If you apply, you will provide the scammer with your personal data, such as bank account information, so you can “get paid”. Instead, you will experience some, or all, of the following:

  • identity theft,
  • money stolen from your account, or
  • receive fake checks or money orders for payments which you deposit into your account but must send 85 – 95 percent of that to your “employer”.

Do you want to guess what happens then?   If you guessed you now owe your bank a lot of money, you would be correct.

Disaster Relief Scam

What do all disasters have in common?  They are all real, tragic events where people die, lose their loved ones, or everything they own. In times like these, good people pull together to help the survivors in any way they can, including online donations. Scammers set up fake charity websites and steal the money donated to the victims of disasters.

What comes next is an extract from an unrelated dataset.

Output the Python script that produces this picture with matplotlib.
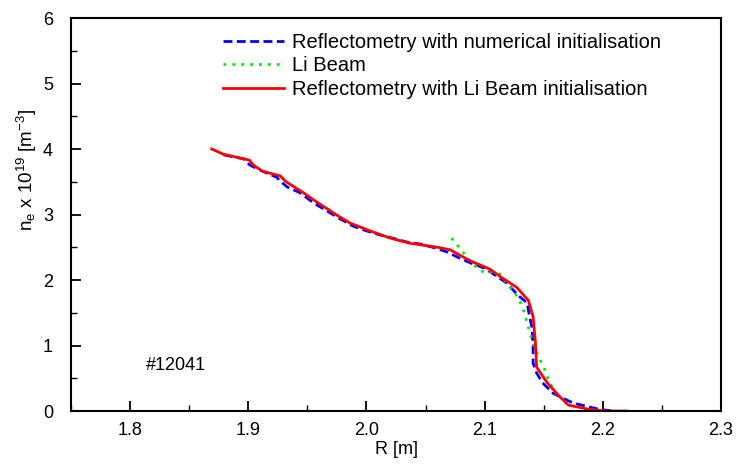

If your request for the donation came via email, there is a chance of it being a phishing attempt. Do not click on the link in the email and volunteer your bank account or credit card information.  Contact the recognized charitable organization directly by phone or their website.

Please do not fall prey to these predators and become a statistic.

Nevertheless, if you have been victimized by any similar scam, contact your local law enforcement agency and report it.  Although these can be difficult crimes to prosecute, law enforcement is tracking these criminals and their con artist techniques.

Finally, the best and most effective way to combat this crime is to share this important information with your friends, family and co-workers. Educating the community about these cons is the first step in stopping these scammers in their tracks.

The men and women of the Lady Lake Police Department are dedicated to keeping our community safe. Help us by taking important safety precautions to ensure that you, your family, your loved ones, and your neighbors do not become victims.

Chris McKinstry is chief of police in Lady Lake.